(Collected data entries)
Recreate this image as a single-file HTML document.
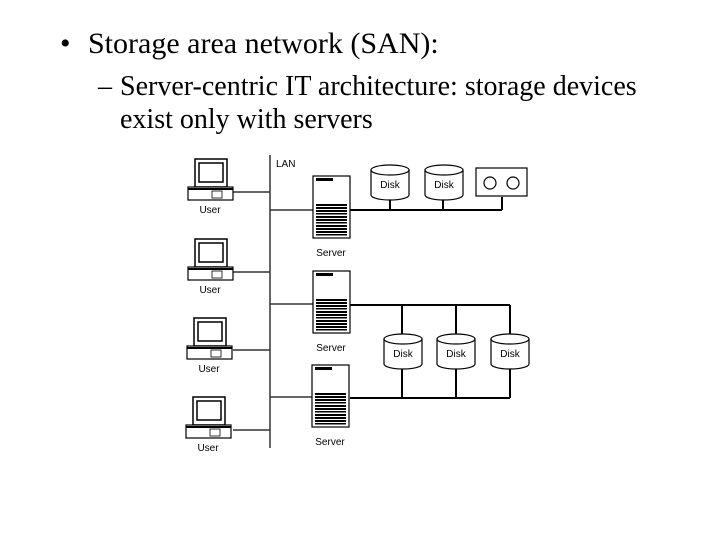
<!DOCTYPE html>
<html><head><meta charset="utf-8"><style>
html,body{margin:0;padding:0;background:#fff;}
body{width:720px;height:540px;position:relative;overflow:hidden;font-family:"Liberation Serif",serif;color:#000;}
.t{position:absolute;white-space:nowrap;}
</style></head><body>
<div class="t" style="left:60px;top:27px;font-size:30px;">•</div>
<div class="t" style="left:88px;top:27px;font-size:30px;">Storage area network (SAN):</div>
<div class="t" style="left:98px;top:71px;font-size:28px;">–</div>
<div class="t" style="left:120px;top:71px;font-size:28px;">Server-centric IT architecture: storage devices</div>
<div class="t" style="left:120px;top:104px;font-size:28px;">exist only with servers</div>
<svg width="720" height="540" style="position:absolute;left:0;top:0" font-family="Liberation Sans, sans-serif" font-size="10">
<defs>
<g id="pc">
<rect x="195" y="159" width="32" height="28" fill="#fff" stroke="#000" stroke-width="1.5"/>
<rect x="199" y="163" width="24" height="19" fill="#fff" stroke="#000" stroke-width="1.5"/>
<rect x="188" y="187" width="45" height="13" fill="#fff" stroke="#000" stroke-width="1.2"/>
<rect x="188" y="188" width="45" height="2" fill="#000"/>
<rect x="212" y="191" width="10" height="7" fill="none" stroke="#000" stroke-width="0.8"/>
<text x="210" y="213" text-anchor="middle">User</text>
</g>
<g id="srv">
<rect x="313" y="176" width="37" height="62" fill="#fff" stroke="#000" stroke-width="1.2"/>
<rect x="316" y="178" width="17" height="3" fill="#000"/>
<g fill="#000">
<rect x="316" y="204" width="31" height="2"/><rect x="316" y="207" width="31" height="2"/>
<rect x="316" y="210" width="31" height="2"/><rect x="316" y="213" width="31" height="1.5"/>
<rect x="316" y="216" width="31" height="2"/><rect x="316" y="219" width="31" height="2"/>
<rect x="316" y="222" width="31" height="1.5"/><rect x="316" y="225" width="31" height="2"/>
<rect x="316" y="228" width="31" height="2"/><rect x="316" y="231" width="31" height="2"/>
<rect x="316" y="234" width="31" height="1.5"/>
</g>
<text x="331" y="256" text-anchor="middle">Server</text>
</g>
<g id="disk">
<path d="M0,5 L0,30 A19,5 0 0 0 38,30 L38,5" fill="#fff" stroke="#000" stroke-width="1.2"/>
<ellipse cx="19" cy="5" rx="19" ry="5" fill="#fff" stroke="#000" stroke-width="1.2"/>
<text x="19" y="23" text-anchor="middle">Disk</text>
</g>
</defs>
<g stroke="#333" stroke-width="1.5" fill="none">
<line x1="270" y1="155" x2="270" y2="448"/>
<line x1="233" y1="192" x2="270" y2="192"/>
<line x1="233" y1="272" x2="270" y2="272"/>
<line x1="233" y1="350" x2="270" y2="350"/>
<line x1="233" y1="430" x2="270" y2="430"/>
<line x1="270" y1="210" x2="313" y2="210"/>
<line x1="270" y1="304" x2="313" y2="304"/>
<line x1="270" y1="397" x2="313" y2="397"/>
</g>
<g stroke="#000" stroke-width="2" fill="none">
<line x1="350" y1="210" x2="502" y2="210"/>
<line x1="390" y1="198" x2="390" y2="210"/>
<line x1="443" y1="198" x2="443" y2="210"/>
<line x1="502" y1="197" x2="502" y2="210"/>
<line x1="350" y1="305" x2="510" y2="305"/>
<line x1="350" y1="398" x2="510" y2="398"/>
<line x1="402" y1="305" x2="402" y2="398"/>
<line x1="456" y1="305" x2="456" y2="398"/>
<line x1="510" y1="305" x2="510" y2="398"/>
</g>
<text x="276" y="167" font-size="10">LAN</text>
<use href="#pc"/>
<use href="#pc" transform="translate(0,80)"/>
<use href="#pc" transform="translate(-1,159)"/>
<use href="#pc" transform="translate(-2,238)"/>
<use href="#srv"/>
<use href="#srv" transform="translate(0,95)"/>
<use href="#srv" transform="translate(-1,189)"/>
<use href="#disk" transform="translate(371,165)"/>
<use href="#disk" transform="translate(425,165)"/>
<rect x="476" y="168" width="51" height="28" fill="#fff" stroke="#000" stroke-width="1.2"/>
<circle cx="490" cy="183" r="6" fill="#fff" stroke="#000" stroke-width="1.2"/>
<circle cx="513" cy="183" r="6" fill="#fff" stroke="#000" stroke-width="1.2"/>
<use href="#disk" transform="translate(384,334)"/>
<use href="#disk" transform="translate(437,334)"/>
<use href="#disk" transform="translate(491,334)"/>
</svg>
</body></html>
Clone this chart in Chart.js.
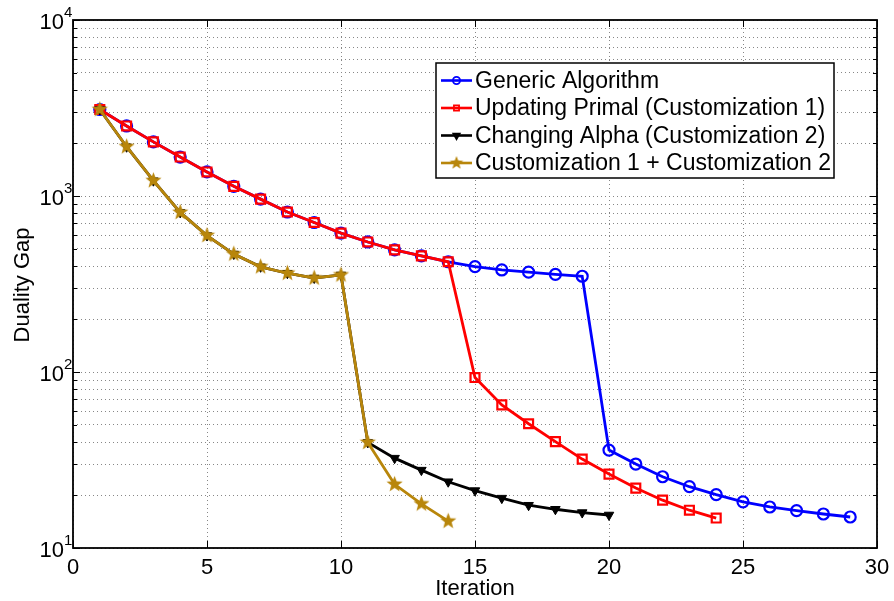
<!DOCTYPE html>
<html>
<head>
<meta charset="utf-8">
<script src="https://cdn.jsdelivr.net/npm/chart.js@4.4.1/dist/chart.umd.min.js"></script>
<style>
  html, body { margin: 0; padding: 0; background: #fff; }
  canvas { display: block; }
</style>
</head>
<body>
<canvas id="gapChart" width="894" height="601"></canvas>
<script>
// values (log scale)
const seriesNames = [
  'Generic Algorithm',
  'Updating Primal (Customization 1)',
  'Changing Alpha (Customization 2)',
  'Customization 1 + Customization 2'
];
const genericGap = [3100, 2500, 2030, 1665, 1370, 1135, 960, 811, 707, 615, 548, 494, 457, 423,
  397, 380, 369, 359, 350, 36, 30, 25.4, 22.3, 20.1, 18.3, 17.1, 16.3, 15.6, 15.0];
const primalGap = [3100, 2500, 2030, 1665, 1370, 1135, 960, 811, 707, 615, 548, 494, 457, 423,
  93, 65, 50.8, 40.2, 32, 26.3, 21.9, 18.7, 16.4, 14.8];
const alphaGap = [3100, 1905, 1222, 807, 596, 468, 396, 364, 342, 356,
  39.8, 32.4, 27.7, 23.8, 21.2, 19.2, 17.5, 16.6, 15.9, 15.4];
const bothGap = [3100, 1905, 1222, 807, 596, 468, 396, 364, 342, 356, 39.8, 23.0, 17.8, 14.2];
const xTicks = [0, 5, 10, 15, 20, 25, 30];
const yTicks = [10, 100, 1000, 10000];
const xTitle = 'Iteration';
const yTitle = 'Duality Gap';

const gold = 'rgb(184,134,11)';
const FONT = '"Liberation Sans", Arial, sans-serif';

function pts(arr) {
  return arr.map((v, i) => ({ x: i + 1, y: v }));
}

// filled five point star marker
function makeStar(r) {
  const c = document.createElement('canvas');
  c.width = c.height = Math.ceil(r * 2 + 2);
  const g = c.getContext('2d');
  const cx = c.width / 2, cy = c.height / 2;
  g.beginPath();
  for (let k = 0; k < 10; k++) {
    const rad = k % 2 === 0 ? r : r * 0.42;
    const a = -Math.PI / 2 + k * Math.PI / 5;
    g.lineTo(cx + rad * Math.cos(a), cy + rad * Math.sin(a));
  }
  g.closePath();
  g.fillStyle = gold;
  g.fill();
  return c;
}
const starBig = makeStar(8.5);
const starSmall = makeStar(7);

const data = {
  datasets: [
    {
      label: seriesNames[0], data: pts(genericGap), order: 4,
      borderColor: '#0000ff', borderWidth: 2.8,
      pointStyle: 'circle', pointRadius: 5.5, pointBorderWidth: 2.2,
      pointBorderColor: '#0000ff', pointBackgroundColor: 'rgba(0,0,0,0)'
    },
    {
      label: seriesNames[1], data: pts(primalGap), order: 3,
      borderColor: '#ff0000', borderWidth: 2.8,
      pointStyle: 'rect', pointRadius: 6.3, pointBorderWidth: 2.2,
      pointBorderColor: '#ff0000', pointBackgroundColor: 'rgba(0,0,0,0)'
    },
    {
      label: seriesNames[2], data: pts(alphaGap), order: 2,
      borderColor: '#000000', borderWidth: 2.8,
      pointStyle: 'triangle', rotation: 180, pointRadius: 5.5, pointBorderWidth: 1,
      pointBorderColor: '#000000', pointBackgroundColor: '#000000'
    },
    {
      label: seriesNames[3], data: pts(bothGap), order: 1,
      borderColor: gold, borderWidth: 2.8,
      pointStyle: starBig, pointRadius: 8,
      pointBorderColor: gold, pointBackgroundColor: gold
    }
  ]
};

// box, inward ticks, tick labels, titles, legend
const matlabLook = {
  id: 'matlabLook',
  afterDraw(chart) {
    const ctx = chart.ctx;
    const xs = chart.scales.x, ys = chart.scales.y;
    const L = xs.getPixelForValue(0), R = xs.getPixelForValue(30);
    const T = ys.getPixelForValue(10000), B = ys.getPixelForValue(10);
    ctx.save();
    ctx.strokeStyle = '#000';
    ctx.lineWidth = 1.8;
    ctx.strokeRect(L, T, R - L, B - T);

    ctx.lineWidth = 1;
    ctx.beginPath();
    xTicks.forEach(v => {
      const px = Math.round(xs.getPixelForValue(v)) + 0.5;
      ctx.moveTo(px, B); ctx.lineTo(px, B - 7);
      ctx.moveTo(px, T); ctx.lineTo(px, T + 7);
    });
    for (let d = 10; d < 10000; d *= 10) {
      for (let m = 1; m <= 10; m++) {
        const py = Math.round(ys.getPixelForValue(d * m)) + 0.5;
        const len = m === 1 || m === 10 ? 7 : 4;
        ctx.moveTo(L, py); ctx.lineTo(L + len, py);
        ctx.moveTo(R, py); ctx.lineTo(R - len, py);
      }
    }
    ctx.stroke();

    ctx.fillStyle = '#000';
    ctx.textBaseline = 'alphabetic';
    // x tick labels
    ctx.font = '22px ' + FONT;
    ctx.textAlign = 'center';
    xTicks.forEach(v => {
      ctx.fillText(String(v), xs.getPixelForValue(v), B + 26);
    });
    // y tick labels: 10 with raised exponent
    yTicks.forEach(v => {
      const py = ys.getPixelForValue(v);
      const exp = String(Math.round(Math.log10(v)));
      ctx.font = '22px ' + FONT;
      ctx.textAlign = 'right';
      ctx.fillText('10', 64, py + 9);
      ctx.font = '15px ' + FONT;
      ctx.textAlign = 'left';
      ctx.fillText(exp, 64, py - 3);
    });
    // axis titles
    ctx.font = '22px ' + FONT;
    ctx.textAlign = 'center';
    ctx.fillText(xTitle, (L + R) / 2, 595);
    ctx.save();
    ctx.translate(29, (T + B) / 2 + 1);
    ctx.rotate(-Math.PI / 2);
    ctx.fillText(yTitle, 0, 0);
    ctx.restore();

    // legend
    const lx = 436, ly = 63, lw = 398, lh = 115;
    ctx.fillStyle = '#fff';
    ctx.fillRect(lx, ly, lw, lh);
    ctx.strokeStyle = '#000';
    ctx.lineWidth = 1.5;
    ctx.strokeRect(lx, ly, lw, lh);
    const rowY = [80.5, 108, 135.5, 163];
    chart.data.datasets.forEach((ds, i) => {
      const y = rowY[i];
      ctx.strokeStyle = ds.borderColor;
      ctx.lineWidth = 2.6;
      ctx.beginPath();
      ctx.moveTo(441, y); ctx.lineTo(472, y);
      ctx.stroke();
      ctx.lineWidth = 1.8;
      ctx.strokeStyle = ds.pointBorderColor;
      ctx.fillStyle = ds.pointBackgroundColor;
      const style = ds.pointStyle === starBig ? starSmall : ds.pointStyle;
      Chart.helpers.drawPoint(ctx, {
        pointStyle: style, radius: 3.6, rotation: ds.rotation || 0, borderWidth: 1.8
      }, 456.5, y);
      ctx.fillStyle = '#000';
      ctx.font = '23px ' + FONT;
      ctx.textAlign = 'left';
      ctx.textBaseline = 'middle';
      ctx.fillText(ds.label, 475, y + 1);
    });
    ctx.restore();
  }
};

const grid = {
  color: 'rgb(135,135,135)',
  lineWidth: 1,
  drawTicks: false
};

new Chart(document.getElementById('gapChart').getContext('2d'), {
  type: 'line',
  data: data,
  options: {
    responsive: false,
    animation: false,
    layout: { padding: { left: 0, right: 17, top: 20, bottom: 0 } },
    plugins: { legend: { display: false }, tooltip: { enabled: false } },
    scales: {
      x: {
        type: 'linear', min: 0, max: 30,
        afterBuildTicks: s => { s.ticks = xTicks.map(v => ({ value: v })); },
        afterFit: s => { s.height = 53; },
        grid: grid,
        border: { display: false, dash: [1, 3] },
        ticks: { display: false }
      },
      y: {
        type: 'logarithmic', min: 10, max: 10000,
        afterBuildTicks: s => {
          const t = [];
          for (let d = 10; d < 10000; d *= 10) {
            for (let m = 1; m < 10; m++) t.push({ value: d * m });
          }
          t.push({ value: 10000 });
          s.ticks = t;
        },
        afterFit: s => { s.width = 73; },
        grid: grid,
        border: { display: false, dash: [1, 3] },
        ticks: { display: false }
      }
    }
  },
  plugins: [matlabLook]
});
</script>
</body>
</html>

**Exercise prompt:**
Go through the material and select each line with the string "document" in it.

**The solution:**
Recreate this image as a single-file HTML document.
  const c = document.createElement('canvas');
new Chart(document.getElementById('gapChart').getContext('2d'), {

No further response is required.